Because, you see, I love Canada – but I also still love my first home, the place I came from. The new love did not replace the old, it was added to it. And Germany, for many years, would not permit its citizens to take on a second citizenship. If you chose to take another citizenship, you had to give up the German. And that I was not ready to do.
But then, they eased up on the rules. And then eased up on them even more, so that last spring, after filling out much paperwork and paying large processing fees, I got permission to keep my German citizenship if I took Canadian. I don’t think it took me more than a few days after I came back with that document from the German Consulate before I had my Canadian citizenship application in the mail.
In January, I took my citizenship test, and then just a few weeks ago I got the invitation to take my Oath of Citizenship. So today, I got to swear at the Queen. I mean, swear allegiance to the Queen, that’s what I meant! That’s right, in Canada, we swear our allegiance to Her Majesty, Queen Elizabeth the Second, Queen of Canada – not the flag, or the constitution, or the country; the Queen. The invitation said we could bring a holy book to swear on if we wanted, so I briefly considered bringing a copy of Anne of Green Gables, or better yet, The Canadian Oxford Dictionary, but then I thought they might kick me out for not taking this seriously – which I did, I really did.

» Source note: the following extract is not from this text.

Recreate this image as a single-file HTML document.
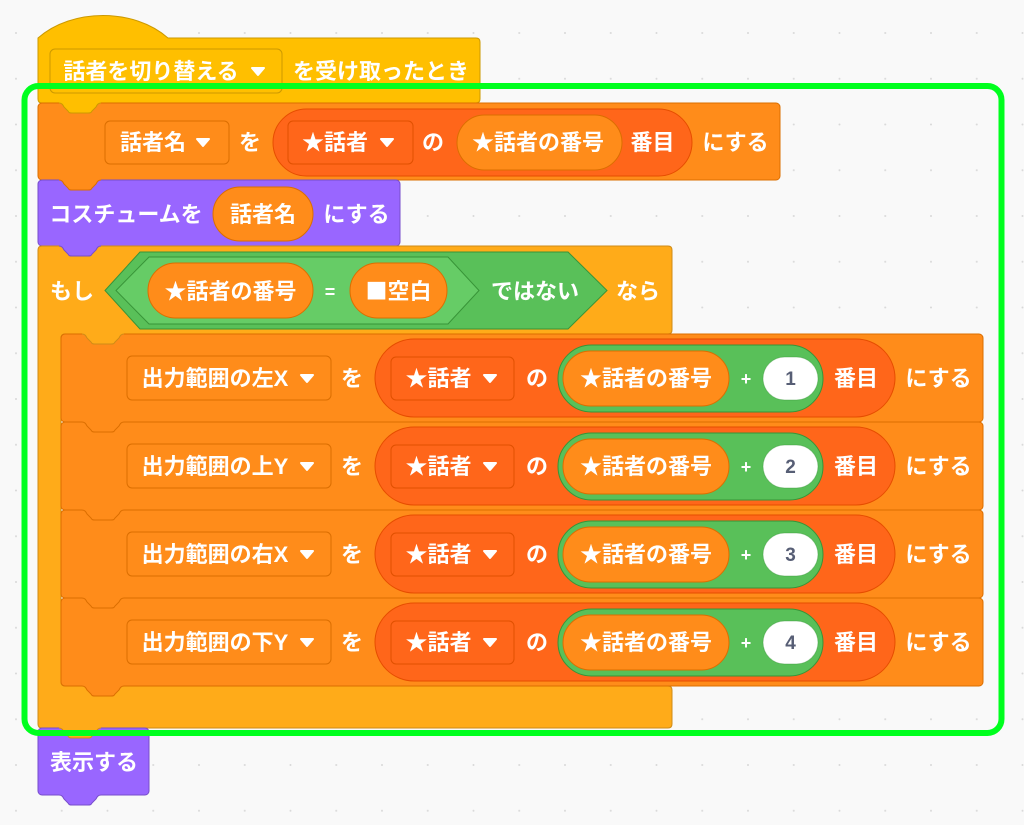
<!DOCTYPE html>
<html><head><meta charset="utf-8"><style>
html,body{margin:0;padding:0;background:#F9F9F9;}
svg{display:block;}
text{font-family:"Liberation Sans","Noto Sans CJK JP",sans-serif;font-weight:bold;fill:#fff;font-size:22px;text-anchor:middle;}
.n{fill:#575E75;font-size:19px;}
</style></head><body>
<svg width="1024" height="825" viewBox="0 0 1024 825" xmlns="http://www.w3.org/2000/svg">
<defs>
<pattern id="dots" x="15" y="32" width="45.75" height="45.75" patternUnits="userSpaceOnUse">
<circle cx="1" cy="1" r="1" fill="#D8D8D8"/>
</pattern>
</defs>
<rect width="1024" height="825" fill="#F9F9F9"/>
<rect width="1024" height="825" fill="url(#dots)"/>

<!-- Hat block -->
<path d="M38,38 C72,8 134,8 168,38 H476 Q480,38 480,42 V99 Q480,103 476,103 H42 Q38,103 38,99 Z" fill="#FFBF00" stroke="#CC9900" stroke-width="1"/>
<!-- Set1 -->
<rect x="38" y="103" width="742" height="77" rx="4" fill="#FF8C1A" stroke="#DB6E00"/>
<!-- Purple costume -->
<rect x="38" y="180" width="362" height="66" rx="4" fill="#9966FF" stroke="#774DCB"/>
<!-- If block -->
<path d="M38,250 Q38,246 42,246 H668 Q672,246 672,250 V330 Q672,334 668,334 H65 Q61,334 61,338 V682 Q61,686 65,686 H668 Q672,686 672,690 V724 Q672,728 668,728 H42 Q38,728 38,724 Z" fill="#FFAB19" stroke="#CF8B17"/>
<!-- inner blocks -->
<rect x="61" y="334" width="922" height="88" rx="4" fill="#FF8C1A" stroke="#DB6E00"/>
<rect x="61" y="422" width="922" height="88" rx="4" fill="#FF8C1A" stroke="#DB6E00"/>
<rect x="61" y="510" width="922" height="88" rx="4" fill="#FF8C1A" stroke="#DB6E00"/>
<rect x="61" y="598" width="922" height="88" rx="4" fill="#FF8C1A" stroke="#DB6E00"/>
<!-- show block -->
<rect x="38" y="728" width="111" height="67" rx="4" fill="#9966FF" stroke="#774DCB"/>

<!-- tabs -->
<g>
<path d="M59,102 L59,103 C62,103 63,105 64,107 L68,111 C69,113 70,113 72,113 H88 C90,113 91,113 92,111 L96,107 C97,105 98,103 101,103 L101,102 Z" fill="#FFBF00"/>
<path d="M59,103 C62,103 63,105 64,107 L68,111 C69,113 70,113 72,113 H88 C90,113 91,113 92,111 L96,107 C97,105 98,103 101,103" fill="none" stroke="#CC9900"/>

<path d="M59,179 L59,180 C62,180 63,182 64,184 L68,188 C69,190 70,190 72,190 H88 C90,190 91,190 92,188 L96,184 C97,182 98,180 101,180 L101,179 Z" fill="#FF8C1A"/>
<path d="M59,180 C62,180 63,182 64,184 L68,188 C69,190 70,190 72,190 H88 C90,190 91,190 92,188 L96,184 C97,182 98,180 101,180" fill="none" stroke="#DB6E00"/>

<path d="M59,245 L59,246 C62,246 63,248 64,250 L68,254 C69,256 70,256 72,256 H88 C90,256 91,256 92,254 L96,250 C97,248 98,246 101,246 L101,245 Z" fill="#9966FF"/>
<path d="M59,246 C62,246 63,248 64,250 L68,254 C69,256 70,256 72,256 H88 C90,256 91,256 92,254 L96,250 C97,248 98,246 101,246" fill="none" stroke="#774DCB"/>

<path d="M82,333 L82,334 C85,334 86,336 87,338 L91,342 C92,344 93,344 95,344 H111 C113,344 114,344 115,342 L119,338 C120,336 121,334 124,334 L124,333 Z" fill="#FFAB19"/>
<path d="M82,334 C85,334 86,336 87,338 L91,342 C92,344 93,344 95,344 H111 C113,344 114,344 115,342 L119,338 C120,336 121,334 124,334" fill="none" stroke="#CF8B17"/>

<path d="M82,421 L82,422 C85,422 86,424 87,426 L91,430 C92,432 93,432 95,432 H111 C113,432 114,432 115,430 L119,426 C120,424 121,422 124,422 L124,421 Z" fill="#FF8C1A"/>
<path d="M82,422 C85,422 86,424 87,426 L91,430 C92,432 93,432 95,432 H111 C113,432 114,432 115,430 L119,426 C120,424 121,422 124,422" fill="none" stroke="#DB6E00"/>

<path d="M82,509 L82,510 C85,510 86,512 87,514 L91,518 C92,520 93,520 95,520 H111 C113,520 114,520 115,518 L119,514 C120,512 121,510 124,510 L124,509 Z" fill="#FF8C1A"/>
<path d="M82,510 C85,510 86,512 87,514 L91,518 C92,520 93,520 95,520 H111 C113,520 114,520 115,518 L119,514 C120,512 121,510 124,510" fill="none" stroke="#DB6E00"/>

<path d="M82,597 L82,598 C85,598 86,600 87,602 L91,606 C92,608 93,608 95,608 H111 C113,608 114,608 115,606 L119,602 C120,600 121,598 124,598 L124,597 Z" fill="#FF8C1A"/>
<path d="M82,598 C85,598 86,600 87,602 L91,606 C92,608 93,608 95,608 H111 C113,608 114,608 115,606 L119,602 C120,600 121,598 124,598" fill="none" stroke="#DB6E00"/>

<path d="M82,685 L82,686 C85,686 86,688 87,690 L91,694 C92,696 93,696 95,696 H111 C113,696 114,696 115,694 L119,690 C120,688 121,686 124,686 L124,685 Z" fill="#FF8C1A"/>
<path d="M82,686 C85,686 86,688 87,690 L91,694 C92,696 93,696 95,696 H111 C113,696 114,696 115,694 L119,690 C120,688 121,686 124,686" fill="none" stroke="#DB6E00"/>

<path d="M59,727 L59,728 C62,728 63,730 64,732 L68,736 C69,738 70,738 72,738 H88 C90,738 91,738 92,736 L96,732 C97,730 98,728 101,728 L101,727 Z" fill="#FFAB19"/>
<path d="M59,728 C62,728 63,730 64,732 L68,736 C69,738 70,738 72,738 H88 C90,738 91,738 92,736 L96,732 C97,730 98,728 101,728" fill="none" stroke="#CF8B17"/>

<path d="M59,794 L59,795 C62,795 63,797 64,799 L68,803 C69,805 70,805 72,805 H88 C90,805 91,805 92,803 L96,799 C97,797 98,795 101,795 L101,794 Z" fill="#9966FF"/>
<path d="M59,795 C62,795 63,797 64,799 L68,803 C69,805 70,805 72,805 H88 C90,805 91,805 92,803 L96,799 C97,797 98,795 101,795" fill="none" stroke="#774DCB"/>
</g>

<!-- Hat contents -->
<rect x="50" y="49" width="232" height="44" rx="5" fill="#FFBF00" stroke="#CC9900"/>
<text x="151" y="79">話者を切り替える</text>
<path d="M252,68 L264,68 L258,75 Z" fill="#fff" stroke="#fff" stroke-width="2" stroke-linejoin="round"/>
<text x="381" y="79">を受け取ったとき</text>

<!-- Set1 contents -->
<rect x="105" y="121" width="124" height="43" rx="5" fill="#FF8C1A" stroke="#DB6E00"/>
<text x="153" y="150">話者名</text>
<path d="M197,139 L209,139 L203,146 Z" fill="#fff" stroke="#fff" stroke-width="2" stroke-linejoin="round"/>
<text x="250" y="150">を</text>
<rect x="273" y="109" width="419" height="67" rx="33.5" fill="#FF661A" stroke="#E64D00"/>
<rect x="288" y="121" width="125" height="43" rx="5" fill="#FF661A" stroke="#E05000"/>
<text x="335" y="150">★話者</text>
<path d="M381,139 L393,139 L387,146 Z" fill="#fff" stroke="#fff" stroke-width="2" stroke-linejoin="round"/>
<text x="433" y="150">の</text>
<rect x="457" y="115" width="165" height="55" rx="27.5" fill="#FF8C1A" stroke="#DB6E00"/>
<text x="538" y="150">★話者の番号</text>
<text x="652.5" y="150">番目</text>
<text x="735.5" y="150">にする</text>

<!-- Purple contents -->
<text x="126" y="222">コスチュームを</text>
<rect x="213" y="187" width="100" height="54" rx="27" fill="#FF8C1A" stroke="#DB6E00"/>
<text x="263" y="222">話者名</text>
<text x="356.5" y="222">にする</text>

<!-- If header -->
<text x="72" y="299">もし</text>
<path d="M105,290.5 L140,252 H568 L607,290.5 L568,329 H140 Z" fill="#59C059" stroke="#389438"/>
<path d="M116,290.5 L149,257 H448 L479,290.5 L448,324 H149 Z" fill="#66CC66" stroke="#389438"/>
<rect x="148" y="263" width="165" height="55" rx="27.5" fill="#FF8C1A" stroke="#DB6E00"/>
<text x="230.5" y="299">★話者の番号</text>
<text x="330" y="298" style="font-size:18px">=</text>
<rect x="350" y="263" width="97" height="55" rx="27.5" fill="#FF8C1A" stroke="#DB6E00"/>
<text x="398.5" y="299"><tspan style="font-family:'Noto Sans CJK JP',sans-serif">■</tspan>空白</text>
<text x="535" y="299">ではない</text>
<text x="638" y="299">なら</text>

<!-- Inner rows -->
<g>
<rect x="127" y="356" width="204" height="44" rx="5" fill="#FF8C1A" stroke="#DB6E00"/>
<text x="215" y="386">出力範囲の左X</text>
<path d="M301,375 L313,375 L307,382 Z" fill="#fff" stroke="#fff" stroke-width="2" stroke-linejoin="round"/>
<text x="352" y="386">を</text>
<rect x="375" y="339" width="520" height="78" rx="39" fill="#FF661A" stroke="#E64D00"/>
<rect x="391" y="357" width="123" height="43" rx="5" fill="#FF661A" stroke="#E05000"/>
<text x="438.5" y="386">★話者</text>
<path d="M484,375 L496,375 L490,382 Z" fill="#fff" stroke="#fff" stroke-width="2" stroke-linejoin="round"/>
<text x="537" y="386">の</text>
<rect x="558" y="345" width="265" height="67" rx="33.5" fill="#59C059" stroke="#389438"/>
<rect x="563" y="351" width="166" height="55" rx="27.5" fill="#FF8C1A" stroke="#DB6E00"/>
<text x="646" y="386">★話者の番号</text>
<text x="746" y="385" style="font-size:18px">+</text>
<rect x="763" y="357" width="55" height="43" rx="21.5" fill="#fff" stroke="#389438" stroke-opacity="0.4"/>
<text class="n" x="790.5" y="385">1</text>
<text x="856" y="386">番目</text>
<text x="938.5" y="386">にする</text>
</g>
<g>
<rect x="127" y="444" width="204" height="44" rx="5" fill="#FF8C1A" stroke="#DB6E00"/>
<text x="215" y="474">出力範囲の上Y</text>
<path d="M301,463 L313,463 L307,470 Z" fill="#fff" stroke="#fff" stroke-width="2" stroke-linejoin="round"/>
<text x="352" y="474">を</text>
<rect x="375" y="427" width="520" height="78" rx="39" fill="#FF661A" stroke="#E64D00"/>
<rect x="391" y="445" width="123" height="43" rx="5" fill="#FF661A" stroke="#E05000"/>
<text x="438.5" y="474">★話者</text>
<path d="M484,463 L496,463 L490,470 Z" fill="#fff" stroke="#fff" stroke-width="2" stroke-linejoin="round"/>
<text x="537" y="474">の</text>
<rect x="558" y="433" width="265" height="67" rx="33.5" fill="#59C059" stroke="#389438"/>
<rect x="563" y="439" width="166" height="55" rx="27.5" fill="#FF8C1A" stroke="#DB6E00"/>
<text x="646" y="474">★話者の番号</text>
<text x="746" y="473" style="font-size:18px">+</text>
<rect x="763" y="445" width="55" height="43" rx="21.5" fill="#fff" stroke="#389438" stroke-opacity="0.4"/>
<text class="n" x="790.5" y="473">2</text>
<text x="856" y="474">番目</text>
<text x="938.5" y="474">にする</text>
</g>
<g>
<rect x="127" y="532" width="204" height="44" rx="5" fill="#FF8C1A" stroke="#DB6E00"/>
<text x="215" y="562">出力範囲の右X</text>
<path d="M301,551 L313,551 L307,558 Z" fill="#fff" stroke="#fff" stroke-width="2" stroke-linejoin="round"/>
<text x="352" y="562">を</text>
<rect x="375" y="515" width="520" height="78" rx="39" fill="#FF661A" stroke="#E64D00"/>
<rect x="391" y="533" width="123" height="43" rx="5" fill="#FF661A" stroke="#E05000"/>
<text x="438.5" y="562">★話者</text>
<path d="M484,551 L496,551 L490,558 Z" fill="#fff" stroke="#fff" stroke-width="2" stroke-linejoin="round"/>
<text x="537" y="562">の</text>
<rect x="558" y="521" width="265" height="67" rx="33.5" fill="#59C059" stroke="#389438"/>
<rect x="563" y="527" width="166" height="55" rx="27.5" fill="#FF8C1A" stroke="#DB6E00"/>
<text x="646" y="562">★話者の番号</text>
<text x="746" y="561" style="font-size:18px">+</text>
<rect x="763" y="533" width="55" height="43" rx="21.5" fill="#fff" stroke="#389438" stroke-opacity="0.4"/>
<text class="n" x="790.5" y="561">3</text>
<text x="856" y="562">番目</text>
<text x="938.5" y="562">にする</text>
</g>
<g>
<rect x="127" y="620" width="204" height="44" rx="5" fill="#FF8C1A" stroke="#DB6E00"/>
<text x="215" y="650">出力範囲の下Y</text>
<path d="M301,639 L313,639 L307,646 Z" fill="#fff" stroke="#fff" stroke-width="2" stroke-linejoin="round"/>
<text x="352" y="650">を</text>
<rect x="375" y="603" width="520" height="78" rx="39" fill="#FF661A" stroke="#E64D00"/>
<rect x="391" y="621" width="123" height="43" rx="5" fill="#FF661A" stroke="#E05000"/>
<text x="438.5" y="650">★話者</text>
<path d="M484,639 L496,639 L490,646 Z" fill="#fff" stroke="#fff" stroke-width="2" stroke-linejoin="round"/>
<text x="537" y="650">の</text>
<rect x="558" y="609" width="265" height="67" rx="33.5" fill="#59C059" stroke="#389438"/>
<rect x="563" y="615" width="166" height="55" rx="27.5" fill="#FF8C1A" stroke="#DB6E00"/>
<text x="646" y="650">★話者の番号</text>
<text x="746" y="649" style="font-size:18px">+</text>
<rect x="763" y="621" width="55" height="43" rx="21.5" fill="#fff" stroke="#389438" stroke-opacity="0.4"/>
<text class="n" x="790.5" y="649">4</text>
<text x="856" y="650">番目</text>
<text x="938.5" y="650">にする</text>
</g>

<!-- show -->
<text x="94" y="770">表示する</text>

<!-- green frame -->
<rect x="24.5" y="86" width="977" height="647" rx="14" fill="none" stroke="#00FF1E" stroke-width="6"/>
</svg>
</body></html>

So a Mountie resplendent in red serge opened the ceremony, and after some solemn words from the official, we all stood with our right hand raised, reciting the oath (in the back of my mind, I’m thinking “What if you’ve got your right hand in a sling, or you’re quadriplegic? And isn’t this dextrocentric – what about lefties, wouldn’t raising their left hand be more significant?”). We swore to be loyal to the Queen and her heirs and successors (that would be Charles, William and George, even though we didn’t say so), and to faithfully uphold the laws of Canada and fulfil our duties as Canadian Citizens. We said it in English first, and then in French, which almost gave me a fit of the giggles, because I don’t know French, and neither did the gentleman officiating, so he stumbled his way through giving us the sounds to repeat which were almost entirely meaningless to me and probably a lot of others there as well. But, Canada being bilingual, we had to at least make a show of trying, right?
Then we filed to the front, where there was a table set up on which we actually signed the oath – not unlike signing the marriage register at a wedding – and we got to step three feet over and were handed our Citizenship Certificate. A row of handshakes, file back to the seat, listen to a few short speeches. One of them was from the representative of the MP for my riding – and that’s when it hit me: for the first time, this was the representative of my MP, my riding. I no longer have to have this little blocking feature in the back of my mind that says, “Yeah, but I don’t get to vote for you,” because now, I do.
And then we stood and faced the flag (the Mountie was saluting), and sang “Oh Canada”. And I’m proud to report that I made it all the way through without choking up; my voice only got wobbly once, and I didn’t actually cry.
So now finally this country that I’ve loved for thirty years, have called home for nearly twenty-seven, truly is my home. My home and – well, not native, but chosen land. It’s a red-letter day – a red-and-white letter day, with a little maple leaf in the middle.
Life, the Universe, and at long last, Canadian Citizenship. I love this country.